= Web application firewall =

HTTP specific network security system

A Web application firewall (WAF) is a specific form of application firewall that filters, monitors, and blocks HTTP traffic to and from a web service. By inspecting HTTP traffic, it can prevent attacks exploiting a Web application's known vulnerabilities, such as SQL injection, cross-site scripting (XSS), file inclusion, and improper system configuration. Financial institutions often utilize WAFs to help in the mitigation of Web application zero-day vulnerabilities, as well as hard-to-patch bugs or weaknesses through custom attack signature strings.

== History ==

Dedicated Web application firewalls entered the market in the late 1990s during a time when web server attacks were becoming more prevalent.

Early WAF products, from Kavado and Gilian technologies, tried to solve the increasing amount of attacks on Web applications in the late 1990s. In 2002, the open-source project ModSecurity was formed in order to make WAF technology more accessible. They finalized a core rule set for protecting Web applications, based on OASIS Web Application Security Technical Committee’s (WAS TC) vulnerability work. In 2003, they expanded and standardized rules through the Open Web Application Security Project’s (OWASP) Top 10 List, an annual ranking for Web security vulnerabilities. This list would become the industry standard for Web application security compliance.

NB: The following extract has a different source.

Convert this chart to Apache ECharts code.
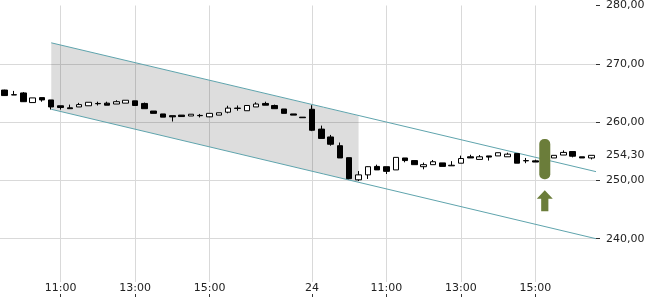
<!DOCTYPE html>
<html>
<head>
<meta charset="utf-8">
<script src="https://cdn.jsdelivr.net/npm/echarts@6/dist/echarts.min.js"></script>
<style>
html,body{margin:0;padding:0;background:#fff;}
#chart{width:650px;height:300px;}
</style>
</head>
<body>
<div id="chart"></div>
<script>
// 15-minute periods: day 1 from 09:30 to 17:30, day 2 (24th) from 09:00 to 16:30
var times = [
  '09:30','09:45','10:00','10:15','10:30','10:45','11:00','11:15','11:30','11:45',
  '12:00','12:15','12:30','12:45','13:00','13:15','13:30','13:45','14:00','14:15',
  '14:30','14:45','15:00','15:15','15:30','15:45','16:00','16:15','16:30','16:45',
  '17:00','17:15','17:30',
  '09:00','09:15','09:30','09:45','10:00','10:15','10:30','10:45','11:00','11:15',
  '11:30','11:45','12:00','12:15','12:30','12:45','13:00','13:15','13:30','13:45',
  '14:00','14:15','14:30','14:45','15:00','15:15','15:30','15:45','16:00','16:15',
  '16:30'
];
var opens = [
  265.5,264.7,265.0,263.35,264.2,263.8,262.8,262.45,262.6,262.8,
  263.2,263.25,263.1,263.25,263.65,263.2,261.9,261.4,261.1,261.2,
  261.05,261.15,260.9,261.2,261.7,262.4,261.95,262.6,263.2,262.85,
  262.25,261.4,260.85,
  262.2,258.8,257.45,255.95,253.9,250.1,250.95,252.4,252.35,251.8,
  253.85,253.4,252.35,252.7,253.0,252.5,252.95,254.05,253.6,254.2,
  254.2,254.05,254.6,253.4,253.35,253.5,253.85,254.35,254.95,254.05,
  253.85
];
var closes = [
  264.55,264.65,263.5,264.15,263.8,262.6,262.5,262.3,263.0,263.4,
  263.15,262.9,263.5,263.75,262.85,262.3,261.5,260.85,260.9,260.95,
  261.35,261.1,261.5,261.6,262.4,262.35,262.85,263.1,262.9,262.3,
  261.5,261.2,260.75,
  258.6,257.2,256.2,253.85,250.3,250.95,252.35,251.8,251.55,253.95,
  253.4,252.7,252.7,253.2,252.4,252.6,253.75,253.85,254.05,254.0,
  254.75,254.5,252.95,253.35,253.15,253.95,254.3,254.8,254.15,253.85,
  254.3
];
var lows = [
  264.5,264.65,263.45,263.35,263.5,262.15,262.15,262.3,262.6,262.8,
  262.85,262.9,263.1,263.25,262.85,262.3,261.5,260.85,260.1,260.95,
  261.05,260.8,260.85,261.2,261.5,261.95,261.95,262.6,262.9,262.3,
  261.5,261.2,260.75,
  258.45,257.2,255.95,253.85,250.2,249.9,250.25,251.8,251.1,251.8,
  253.1,252.7,251.9,252.7,252.4,252.5,252.95,253.85,253.6,253.4,
  254.2,254.05,252.95,252.95,253.15,253.5,253.85,254.35,253.95,253.85,
  253.6
];
var highs = [
  265.55,265.35,265.15,264.15,264.2,263.8,262.8,263.0,263.3,263.4,
  263.5,263.5,263.75,263.75,263.65,263.35,261.9,261.4,261.1,261.2,
  261.35,261.4,261.5,261.6,262.8,262.85,262.85,263.4,263.5,263.0,
  262.25,261.4,260.85,
  262.9,259.4,257.8,256.5,253.9,251.6,252.4,252.7,252.35,253.95,
  253.85,253.4,253.05,253.5,253.0,253.3,254.25,254.4,254.35,254.2,
  254.75,254.75,254.6,253.85,253.55,254.3,254.3,255.15,254.95,254.05,
  254.3
];
// x-axis labels (index into times) and their texts
var tickIndex = [6, 14, 22, 33, 41, 49, 57];
var tickText = ['11:00', '13:00', '15:00', '24', '11:00', '13:00', '15:00'];
// y-axis ticks and horizontal grid lines
var yTicks = [240, 250, 260, 270, 280];
var yGrid = [240, 250, 260, 270];
var lastPrice = 254.30;
// trend channel [index, price]
var upperLine = [[5, 273.6], [63.5, 251.5]];
var lowerLine = [[5, 262.2], [63.5, 240.0]];
var shadeUpper = [[5, 273.6], [38, 261.1]];
var shadeLower = [[5, 262.2], [38, 249.7]];
// signal marker: candle index, price range; arrow tip/bottom prices
var signalIndex = 58;
var signalRange = [250.2, 257.1];
var arrowRange = [248.3, 244.7];

var FONT = 'DejaVu Sans';
var fmt = function (v) { return v.toFixed(2).replace('.', ','); };

var candleData = opens.map(function (o, i) {
  return [i, o, closes[i], lows[i], highs[i]];
});

var chart = echarts.init(document.getElementById('chart'), null, {renderer: 'canvas'});
chart.setOption({
  animation: false,
  backgroundColor: '#fff',
  grid: {left: 0, right: 54, top: 4, bottom: 3, containLabel: false},
  xAxis: {
    type: 'value', min: -0.5, max: 63.5,
    axisLine: {show: false, onZero: false},
    axisTick: {show: true, inside: true, length: 4, customValues: tickIndex,
      lineStyle: {color: '#333', width: 1}},
    axisLabel: {
      show: true, inside: true, margin: 3, customValues: tickIndex,
      fontFamily: FONT, fontSize: 11, color: '#222',
      backgroundColor: '#fff', padding: [1, 1, 0, 1],
      formatter: function (v) { var k = tickIndex.indexOf(Math.round(v)); return k >= 0 ? tickText[k] : ''; }
    },
    splitLine: {show: true, lineStyle: {color: '#d9d9d9', width: 1}}
  },
  yAxis: [{
    type: 'value', position: 'right', min: 230, max: 280,
    axisLine: {show: false, onZero: false},
    axisTick: {show: true, length: 4, customValues: yTicks, lineStyle: {color: '#333'}},
    axisLabel: {show: true, margin: 10, customValues: yTicks, fontFamily: FONT, fontSize: 11,
      color: '#222', formatter: fmt},
    splitLine: {show: false}
  }, {
    type: 'value', position: 'right', min: 230, max: 280,
    axisLine: {show: false, onZero: false},
    axisTick: {show: false, customValues: yGrid},
    axisLabel: {show: false, customValues: yGrid},
    splitLine: {show: true, lineStyle: {color: '#d9d9d9', width: 1}}
  }],
  series: [
    {
      type: 'custom', z: 1, silent: true,
      data: [[shadeUpper[0][0], shadeUpper[0][1]]],
      renderItem: function (params, api) {
        var pts = [
          api.coord(shadeUpper[0]), api.coord(shadeUpper[1]),
          api.coord(shadeLower[1]), api.coord(shadeLower[0])
        ];
        return {type: 'polygon', shape: {points: pts}, style: {fill: 'rgba(0,0,0,0.135)'}};
      }
    },
    {type: 'line', z: 2, data: upperLine, showSymbol: false, silent: true,
      lineStyle: {color: '#5fa4ad', width: 1}},
    {type: 'line', z: 2, data: lowerLine, showSymbol: false, silent: true,
      lineStyle: {color: '#5fa4ad', width: 1}},
    {
      type: 'candlestick', z: 3, data: candleData, barWidth: 6,
      itemStyle: {color: '#fff', color0: '#000', borderColor: '#000', borderColor0: '#000', borderWidth: 1},
      markLine: {
        silent: true, symbol: 'none',
        lineStyle: {color: 'rgba(0,0,0,0)', width: 1, type: 'solid'},
        data: [{yAxis: lastPrice}],
        label: {show: true, position: 'end', distance: 10, fontFamily: FONT, fontSize: 11, color: '#222',
          formatter: function () { return fmt(lastPrice); }}
      }
    },
    {
      type: 'custom', z: 4, silent: true,
      data: [[signalIndex, signalRange[0], signalRange[1], arrowRange[0], arrowRange[1]]],
      encode: {x: 0, y: [1, 2, 3, 4]},
      renderItem: function (params, api) {
        var x = api.value(0);
        var top = api.coord([x, api.value(2)]);
        var bot = api.coord([x, api.value(1)]);
        var tip = api.coord([x, api.value(3)]);
        var end = api.coord([x, api.value(4)]);
        var cx = top[0];
        var w = 11, hw = 8, sw = 3.6, hh = 8.5;
        return {
          type: 'group',
          children: [
            {type: 'rect', shape: {x: cx - w / 2, y: top[1], width: w, height: bot[1] - top[1], r: 5},
              style: {fill: '#6b7d3a'}},
            {type: 'polygon', shape: {points: [
              [cx, tip[1]], [cx + hw, tip[1] + hh], [cx + sw, tip[1] + hh], [cx + sw, end[1]],
              [cx - sw, end[1]], [cx - sw, tip[1] + hh], [cx - hw, tip[1] + hh]
            ]}, style: {fill: '#6b7d3a'}}
          ]
        };
      }
    }
  ]
});
</script>
</body>
</html>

Since then, the market has continued to grow and evolve, especially focusing on credit card fraud prevention. With the development of the Payment Card Industry Data Security Standard (PCI DSS), a standardization of control over cardholder data, security has become more regulated in this sector.
== Description ==
A Web application firewall is a special type of application firewall that applies specifically to Web applications. It is deployed in front of Web applications and analyzes bi-directional web-based (HTTP) traffic – detecting and blocking anything malicious. The OWASP provides a broad technical definition for a WAF as “a security solution on the Web application level which – from a technical point of view – does not depend on the application itself”. According to the PCI DSS Information Supplement for requirement 6.6, a WAF is defined as “a security policy enforcement point positioned between a Web application and the client endpoint. This functionality can be implemented in software or hardware, running in an appliance device, or in a typical server running a common operating system. It may be a stand-alone device or integrated into other network components.” In other words, a WAF can be a virtual or physical appliance that prevents vulnerabilities in Web applications from being exploited by outside threats. These vulnerabilities may be because the application itself is a legacy type or was insufficiently coded by design. The WAF addresses these code shortcomings by special configurations of rule-sets, also known as policies.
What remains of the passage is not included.